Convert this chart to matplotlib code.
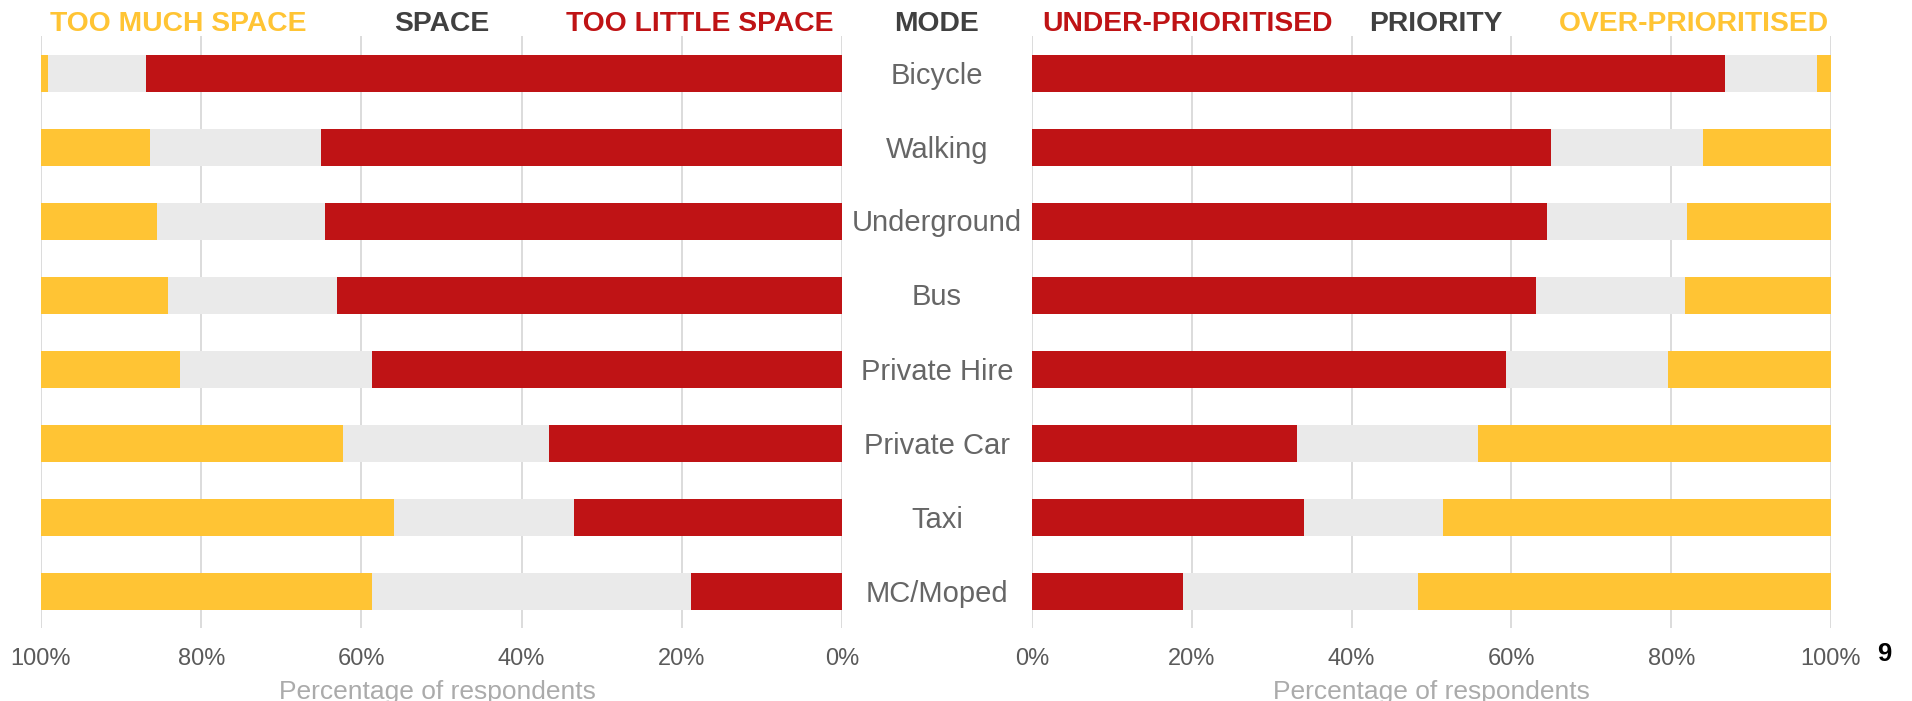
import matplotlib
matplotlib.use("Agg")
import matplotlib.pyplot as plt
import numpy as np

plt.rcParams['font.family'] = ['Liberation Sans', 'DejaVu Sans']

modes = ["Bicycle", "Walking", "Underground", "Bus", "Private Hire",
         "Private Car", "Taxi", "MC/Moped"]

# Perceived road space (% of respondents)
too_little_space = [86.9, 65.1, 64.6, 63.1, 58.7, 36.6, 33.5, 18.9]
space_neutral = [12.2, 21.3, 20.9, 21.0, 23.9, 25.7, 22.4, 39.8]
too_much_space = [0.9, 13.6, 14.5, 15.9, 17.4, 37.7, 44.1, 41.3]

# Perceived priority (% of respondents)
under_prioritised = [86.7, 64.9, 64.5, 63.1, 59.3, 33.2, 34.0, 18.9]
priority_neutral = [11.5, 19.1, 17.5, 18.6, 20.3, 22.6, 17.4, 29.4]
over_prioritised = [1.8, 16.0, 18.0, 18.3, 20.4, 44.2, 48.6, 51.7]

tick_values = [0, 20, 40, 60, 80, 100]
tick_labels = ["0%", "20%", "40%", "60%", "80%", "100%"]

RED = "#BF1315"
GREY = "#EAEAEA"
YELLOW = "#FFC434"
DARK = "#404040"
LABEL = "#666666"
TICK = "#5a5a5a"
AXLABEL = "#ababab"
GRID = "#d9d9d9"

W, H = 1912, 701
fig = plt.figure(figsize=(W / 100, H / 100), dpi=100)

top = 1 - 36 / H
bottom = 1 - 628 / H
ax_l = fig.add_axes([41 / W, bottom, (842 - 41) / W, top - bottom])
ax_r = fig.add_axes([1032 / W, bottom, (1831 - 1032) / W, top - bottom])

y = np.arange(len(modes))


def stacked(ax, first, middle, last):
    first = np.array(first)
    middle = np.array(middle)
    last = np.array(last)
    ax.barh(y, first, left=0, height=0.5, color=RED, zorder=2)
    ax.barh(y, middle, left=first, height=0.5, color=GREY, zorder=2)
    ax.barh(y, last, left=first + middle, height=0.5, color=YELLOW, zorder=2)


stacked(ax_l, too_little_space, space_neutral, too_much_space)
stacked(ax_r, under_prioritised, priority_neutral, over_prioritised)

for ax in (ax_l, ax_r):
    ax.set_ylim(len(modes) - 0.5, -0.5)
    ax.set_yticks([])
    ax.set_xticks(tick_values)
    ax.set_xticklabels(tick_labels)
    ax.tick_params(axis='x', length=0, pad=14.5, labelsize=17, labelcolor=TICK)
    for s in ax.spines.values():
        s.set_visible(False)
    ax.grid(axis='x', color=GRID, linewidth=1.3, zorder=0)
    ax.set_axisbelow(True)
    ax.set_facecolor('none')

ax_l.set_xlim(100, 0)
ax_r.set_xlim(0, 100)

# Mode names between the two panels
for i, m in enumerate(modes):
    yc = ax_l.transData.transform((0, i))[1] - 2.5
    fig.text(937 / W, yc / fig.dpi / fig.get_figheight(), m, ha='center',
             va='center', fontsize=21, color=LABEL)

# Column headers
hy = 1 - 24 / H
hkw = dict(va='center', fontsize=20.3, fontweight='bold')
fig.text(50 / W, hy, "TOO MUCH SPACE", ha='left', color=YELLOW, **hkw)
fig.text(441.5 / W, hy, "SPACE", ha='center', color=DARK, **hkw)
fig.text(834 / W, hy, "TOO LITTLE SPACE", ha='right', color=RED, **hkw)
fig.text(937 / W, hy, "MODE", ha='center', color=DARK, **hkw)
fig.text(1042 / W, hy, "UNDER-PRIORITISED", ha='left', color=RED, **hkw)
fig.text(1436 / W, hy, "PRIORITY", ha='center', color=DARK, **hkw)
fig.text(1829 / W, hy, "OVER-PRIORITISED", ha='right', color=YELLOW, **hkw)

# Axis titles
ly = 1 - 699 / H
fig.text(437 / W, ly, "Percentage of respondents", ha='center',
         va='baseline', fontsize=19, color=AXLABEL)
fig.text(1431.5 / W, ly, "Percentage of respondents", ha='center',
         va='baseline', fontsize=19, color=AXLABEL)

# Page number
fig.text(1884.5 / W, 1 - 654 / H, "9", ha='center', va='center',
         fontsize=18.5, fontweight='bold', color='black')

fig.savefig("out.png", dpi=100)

#####

Leave out the pictures and repeat exactly the lines from the start of the material through the line that contains "y = np.arange(len(modes))", both included.

### Result of the task
Convert this chart to matplotlib code.
import matplotlib
matplotlib.use("Agg")
import matplotlib.pyplot as plt
import numpy as np

plt.rcParams['font.family'] = ['Liberation Sans', 'DejaVu Sans']

modes = ["Bicycle", "Walking", "Underground", "Bus", "Private Hire",
         "Private Car", "Taxi", "MC/Moped"]

# Perceived road space (% of respondents)
too_little_space = [86.9, 65.1, 64.6, 63.1, 58.7, 36.6, 33.5, 18.9]
space_neutral = [12.2, 21.3, 20.9, 21.0, 23.9, 25.7, 22.4, 39.8]
too_much_space = [0.9, 13.6, 14.5, 15.9, 17.4, 37.7, 44.1, 41.3]

# Perceived priority (% of respondents)
under_prioritised = [86.7, 64.9, 64.5, 63.1, 59.3, 33.2, 34.0, 18.9]
priority_neutral = [11.5, 19.1, 17.5, 18.6, 20.3, 22.6, 17.4, 29.4]
over_prioritised = [1.8, 16.0, 18.0, 18.3, 20.4, 44.2, 48.6, 51.7]

tick_values = [0, 20, 40, 60, 80, 100]
tick_labels = ["0%", "20%", "40%", "60%", "80%", "100%"]

RED = "#BF1315"
GREY = "#EAEAEA"
YELLOW = "#FFC434"
DARK = "#404040"
LABEL = "#666666"
TICK = "#5a5a5a"
AXLABEL = "#ababab"
GRID = "#d9d9d9"

W, H = 1912, 701
fig = plt.figure(figsize=(W / 100, H / 100), dpi=100)

top = 1 - 36 / H
bottom = 1 - 628 / H
ax_l = fig.add_axes([41 / W, bottom, (842 - 41) / W, top - bottom])
ax_r = fig.add_axes([1032 / W, bottom, (1831 - 1032) / W, top - bottom])

y = np.arange(len(modes))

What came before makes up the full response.